First, the city is looking to get a loan from money saved in the state’s Legacy Fund. 

The Legacy Fund was established in 2010 by North Dakota voters. Every month, 30 percent of tax dollars collected on oil and gas production is deposited into the fund. 

If Minot is able to secure some of the Legacy money for flood control and NAWS, it will give the city a little more “breathing room” in how much of its revenue resources would need to be committed to cover the increased costs of flood control development. 

“The goal is to go down and get access to part of Legacy Fund to get a low-interest loan to pay for some of the flood control,” says Sipma. “If we can borrow versus selling bonds, we’re saving significant interest to the tune of almost $100 million over the life of flood control costs. That’s significant — that takes a tremendous burden out of those sales tax dollars that we are allocating.” 

It would also help the city’s flood control efforts reach a key milestone earlier than expected by accelerating construction. 

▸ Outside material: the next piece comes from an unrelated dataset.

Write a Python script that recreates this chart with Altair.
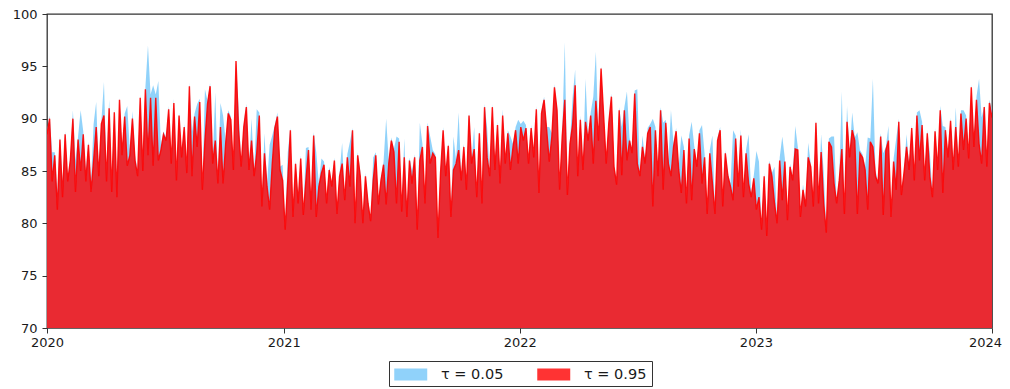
import altair as alt
import pandas as pd

# ---- data (one value every ~4 days, 2020-01-01 .. 2024-01-01) ----
series_labels = ["τ = 0.05", "τ = 0.95"]
year_ticks = [2020, 2021, 2022, 2023, 2024]
y_ticks = [70, 75, 80, 85, 90, 95, 100]

red_s1 = [88.5, 90.0, 84.0, 86.5, 81.3, 88.0, 82.5, 88.5, 84.0, 86.0, 90.0, 83.0, 88.0, 85.0, 88.5, 84.0,
          87.5, 83.0, 86.0, 89.2, 84.5, 89.5, 90.3, 84.0, 91.0, 83.0, 90.6, 82.5, 91.8, 86.5, 90.2, 85.5,
          86.5, 90.0, 86.0, 84.5, 92.0, 85.0, 92.8, 86.5, 92.0, 85.5, 92.0, 86.0, 87.0, 88.5]
red_s2 = [87.9, 90.9, 85.7, 91.5, 84.1, 90.3, 86.3, 89.2, 84.8, 93.1, 84.5, 90.2, 87.3, 91.6, 83.2, 87.9,
          91.4, 93.1, 85.7, 87.9, 83.8, 89.2, 83.8, 87.6, 90.5, 89.9, 85.1, 95.5, 88.9, 85.4, 89.2, 91.1,
          85.1, 87.9, 84.5, 86.7, 90.3, 81.6, 86.7, 83.5, 81.3, 85.7, 89.1, 90.2, 85.1, 84.1]
red_s3 = [79.4, 84.1, 88.9, 80.6, 85.7, 81.9, 86.2, 80.8, 84.1, 87.0, 81.3, 88.4, 80.6, 83.5, 84.8, 85.6,
          81.9, 85.1, 83.5, 86.0, 80.9, 84.5, 85.7, 82.2, 86.3, 83.5, 88.9, 80.0, 86.5, 84.5, 80.0, 84.5,
          81.9, 80.2, 84.1, 86.5, 81.8, 84.1, 85.6, 81.8, 85.7, 87.9, 86.8, 81.9, 87.8, 81.1]
red_s4 = [86.3, 80.6, 86.0, 83.8, 86.3, 79.4, 86.0, 87.3, 81.9, 89.3, 85.7, 86.7, 86.3, 78.6, 84.8, 88.9,
          84.5, 87.4, 80.6, 85.1, 85.7, 87.0, 84.1, 87.3, 83.2, 90.3, 85.7, 87.1, 82.5, 88.6, 81.9, 91.1,
          86.3, 84.5, 91.1, 85.1, 89.4, 83.8, 90.3, 85.7, 88.6, 85.1, 87.3, 88.9, 85.7, 89.2]
red_s5 = [87.9, 89.1, 85.7, 89.1, 86.3, 90.9, 82.9, 90.5, 91.8, 88.9, 85.9, 88.3, 93.0, 90.8, 83.2, 88.3,
          91.8, 82.7, 87.6, 89.4, 93.2, 84.5, 89.9, 85.1, 89.7, 87.9, 90.3, 85.7, 91.7, 87.9, 94.8, 90.3,
          85.7, 89.6, 92.1, 85.4, 83.7, 90.8, 84.6, 90.8, 86.0, 87.9, 86.7, 92.4, 85.7]
red_s6 = [84.5, 87.3, 85.7, 88.6, 89.2, 81.6, 88.9, 84.5, 90.8, 83.2, 89.6, 85.7, 84.5, 87.3, 88.8, 85.1,
          82.9, 87.0, 81.9, 88.1, 82.2, 87.1, 85.4, 88.6, 83.8, 86.3, 80.9, 86.7, 83.9, 80.9, 87.9, 88.9,
          81.6, 86.7, 84.5, 83.5, 82.2, 88.1, 83.5, 88.4, 82.5, 86.7, 83.8, 82.5, 84.3, 81.3]
red_s7 = [82.5, 79.4, 84.5, 78.8, 85.7, 84.5, 81.9, 80.0, 86.0, 82.2, 85.9, 80.3, 85.4, 84.1, 87.1, 87.0,
          80.6, 83.2, 81.6, 86.3, 85.4, 81.6, 89.6, 81.9, 86.8, 81.9, 79.1, 87.8, 87.3, 83.8, 81.9, 84.1,
          87.1, 80.9, 89.7, 86.3, 88.9, 87.9, 80.9, 86.7, 86.3, 85.1, 81.3, 87.8, 87.3]
red_s8 = [84.5, 83.8, 88.3, 80.8, 87.0, 87.9, 80.6, 85.9, 83.2, 89.7, 82.7, 84.8, 87.3, 85.1, 89.1, 84.1,
          90.3, 86.0, 89.4, 84.1, 88.6, 84.5, 82.5, 88.8, 85.1, 90.8, 82.9, 88.9, 86.3, 89.8, 85.1, 89.2,
          85.4, 90.5, 87.0, 90.0, 86.2, 93.0, 87.3, 91.8, 87.6, 85.7, 91.1, 85.4, 91.5, 90.1]

blue_s1 = [88.8, 90.3, 86.8, 86.8, 83.0, 88.3, 84.0, 88.8, 84.3, 86.3, 90.8, 86.0, 88.3, 90.8, 88.8, 85.0,
           87.8, 84.0, 89.5, 91.6, 85.0, 89.8, 93.5, 85.0, 91.8, 84.0, 90.9, 84.0, 92.0, 87.0, 90.5, 91.2,
           87.0, 90.7, 86.5, 85.0, 92.3, 86.0, 93.0, 97.0, 92.3, 93.2, 92.3, 93.6, 87.5, 88.8]
blue_s2 = [88.2, 91.2, 86.0, 91.9, 84.4, 90.6, 86.6, 89.5, 85.1, 93.4, 88.8, 90.5, 91.4, 91.9, 83.5, 92.8,
           91.7, 93.4, 86.0, 92.5, 84.1, 91.5, 90.3, 87.9, 90.8, 90.2, 85.4, 95.5, 91.0, 85.7, 89.5, 91.4,
           85.4, 90.0, 84.8, 90.9, 90.6, 81.9, 88.6, 83.8, 87.5, 88.4, 89.4, 90.6, 85.4, 85.6]
blue_s3 = [79.7, 86.8, 89.1, 80.9, 86.0, 82.2, 86.5, 81.1, 87.2, 87.3, 81.6, 88.7, 86.8, 83.8, 86.2, 85.9,
           82.2, 85.4, 83.8, 86.3, 81.2, 84.8, 87.7, 82.5, 86.6, 87.8, 89.1, 80.3, 86.8, 85.0, 80.3, 84.8,
           82.2, 80.5, 86.3, 86.8, 82.1, 84.4, 85.9, 90.0, 86.0, 88.2, 87.1, 88.3, 88.1, 81.4]
blue_s4 = [88.1, 80.9, 86.3, 85.0, 86.6, 79.7, 89.6, 87.6, 82.2, 89.6, 88.3, 87.0, 86.6, 78.9, 85.1, 89.2,
           84.8, 87.7, 80.9, 88.3, 86.0, 90.6, 84.4, 87.6, 83.5, 90.6, 86.0, 89.2, 82.8, 88.9, 82.2, 91.4,
           89.1, 84.8, 91.4, 85.4, 89.7, 84.1, 90.9, 86.0, 88.9, 88.3, 87.6, 89.2, 89.9, 89.5]
blue_s5 = [89.8, 89.4, 86.0, 89.4, 86.6, 91.2, 83.2, 90.8, 92.1, 89.2, 89.2, 88.6, 93.3, 91.1, 83.5, 88.6,
           97.3, 83.0, 87.9, 92.0, 94.7, 84.8, 90.3, 85.4, 93.8, 88.2, 90.6, 92.1, 96.4, 88.2, 95.0, 90.6,
           86.0, 89.9, 92.4, 85.7, 84.0, 91.1, 89.2, 91.1, 92.6, 88.2, 87.0, 92.7, 92.8]
blue_s6 = [84.8, 88.4, 86.0, 89.1, 89.5, 90.0, 89.2, 84.8, 91.1, 89.6, 89.9, 86.0, 90.8, 87.6, 89.1, 85.4,
           88.4, 87.3, 82.2, 88.4, 89.7, 87.4, 85.7, 88.9, 89.4, 86.6, 81.2, 87.0, 88.4, 81.2, 88.2, 89.2,
           81.9, 87.0, 84.8, 83.8, 88.9, 88.4, 83.8, 89.0, 82.8, 87.0, 88.5, 82.8, 84.6, 86.9]
blue_s7 = [85.9, 79.7, 84.8, 79.1, 86.0, 84.8, 85.4, 80.3, 86.3, 88.3, 86.2, 80.6, 85.7, 84.4, 89.3, 87.3,
           80.9, 83.7, 81.9, 87.7, 85.7, 81.9, 89.9, 82.2, 88.5, 84.9, 79.4, 88.1, 88.3, 88.3, 82.2, 84.4,
           92.6, 81.2, 91.2, 86.6, 90.6, 88.2, 88.7, 87.0, 86.6, 85.4, 88.2, 88.1, 93.8]
blue_s8 = [85.0, 84.1, 88.6, 86.7, 87.3, 89.3, 80.9, 86.2, 88.1, 90.0, 83.0, 85.1, 88.5, 85.4, 89.4, 84.4,
           90.6, 90.8, 89.7, 84.4, 88.9, 86.7, 82.8, 89.1, 85.4, 91.2, 89.3, 89.2, 86.6, 90.1, 85.4, 91.1,
           85.7, 90.8, 90.8, 90.3, 86.5, 93.3, 87.6, 92.1, 93.8, 90.1, 91.2, 85.7, 91.8, 90.8]

red = red_s1 + red_s2 + red_s3 + red_s4 + red_s5 + red_s6 + red_s7 + red_s8
blue = blue_s1 + blue_s2 + blue_s3 + blue_s4 + blue_s5 + blue_s6 + blue_s7 + blue_s8
n = min(len(red), len(blue))
red, blue = red[:n], blue[:n]

dates = pd.date_range("2020-01-01", "2024-01-01", periods=n).strftime("%Y-%m-%dT%H:%M:%SZ")

df = pd.concat([
    pd.DataFrame({"date": dates, "value": blue, "series": series_labels[0]}),
    pd.DataFrame({"date": dates, "value": red, "series": series_labels[1]}),
], ignore_index=True)
df_line = pd.DataFrame({"date": dates, "value": red})

x_enc = alt.X(
    "date:T",
    title=None,
    scale=alt.Scale(
        type="utc",
        domain=[alt.DateTime(year=2020, month=1, date=1, utc=True),
                alt.DateTime(year=2024, month=1, date=1, utc=True)],
        nice=False,
    ),
    axis=alt.Axis(
        values=[alt.DateTime(year=y, month=1, date=1, utc=True) for y in year_ticks],
        format="%Y", labelFontSize=13, tickSize=5, labelPadding=3, grid=False, domain=False,
        labelFlush=False,
        # keep the last year label inside the page
        labelOffset=alt.expr("datum.value >= 1704000000000 ? -7 : 0"),
    ),
)
y_enc = alt.Y(
    "value:Q",
    title=None,
    stack=None,
    scale=alt.Scale(domain=[70, 100], nice=False, zero=False),
    axis=alt.Axis(values=y_ticks, labelFontSize=13, tickSize=5, labelPadding=5, grid=False, domain=False),
)

areas = alt.Chart(df).mark_area(interpolate="linear", clip=True).encode(
    x=x_enc,
    y=y_enc,
    color=alt.Color(
        "series:N",
        scale=alt.Scale(domain=series_labels, range=["rgba(135,206,250,0.92)", "rgba(255,0,0,0.8)"]),
        legend=alt.Legend(
            title=None, orient="none", legendX=342, legendY=347, direction="horizontal",
            symbolType="M-1,-0.72H3V0.72H-1Z", symbolSize=272, symbolStrokeWidth=0,
            labelFontSize=14.5, labelFont="DejaVu Sans", labelColor="#1a1a1a", labelOffset=30,
            columnPadding=33, strokeColor="#333", padding=5, fillColor="white", labelLimit=200,
        ),
    ),
)

line = alt.Chart(df_line).mark_line(color="#ff0000", strokeWidth=1.4, opacity=0.9, clip=True).encode(
    x=alt.X("date:T"),
    y=alt.Y("value:Q"),
)

chart = alt.layer(areas, line).properties(
    width=945, height=314,
    autosize=alt.AutoSizeParams(type="none"),
    padding={"left": 39, "top": 6, "right": 10, "bottom": 59},
).configure_view(
    stroke="#333", strokeWidth=1.3
).configure_axis(
    labelFont="DejaVu Sans", labelColor="#1a1a1a", tickColor="#333", tickWidth=1
)

chart.save("out.html", embed_options={"renderer": "svg", "actions": False})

“Within a couple of years, we’ll have 60 percent of the community protected from flood,” says MacMartin. “And depending on what happens with this next legislative session, we could be done with all our flood protection much earlier than anybody ever thought.” 

Also, the city is looking to the Legislature to increase the amount of money Minot is receiving through hub city funding, money given to communities to help offset the impact of oil development and related population growth on city resources and services. 

By Minot’s calculations, cities like Williston and Dickinson have received hub city funding of roughly $11,000 per new resident, while Minot has received $2,000 per new resident. 

“Our mechanism I think was a little bit flawed over the last two bienniums —  four years — that really didn’t give us, I think, an equitable, fair share of the hub city dollars that were being allocated to the cities,” explains Sipma. 

If a new plan is adopted by lawmakers, Minot would receive about $12 million in hub city funding during 2019 and 2020. 

Both proposals would save the city money now and in the future. The longer the flood control and NAWS projects take to complete, the more expensive they become due to rising costs over time. 

The obvious question is, what would Minot would do if the Legislature fails to adopt one or both of the proposals? 

It’s not something city officials and Minot lawmakers obviously want to focus on at this point. But it is clear whatever backup options there are will cost the city millions more than if the proposals pass. 

Minot's new airport terminal (Photo: Keith Darnay)

Looking at the larger picture, Sipma acknowledges a lot of elements have been in motion in recent years as the city emerges from the impact of water and oil on a rapidly evolving community. 

“That is one of the hardest things for people to really kind of wrap their hands around is that we went from that quiet community with a little bit of economic growth to a third of our city being decimated by a flood on top of the oil boom that lasted for three years,” Sipma explains. “And all of that combined into a wheelhouse that left most people here having difficulty comprehending everything that happened in that short amount of time. But now we’re in a period where we’ve got things on track.” 

The seeming chaos in winding down. Better days really are ahead.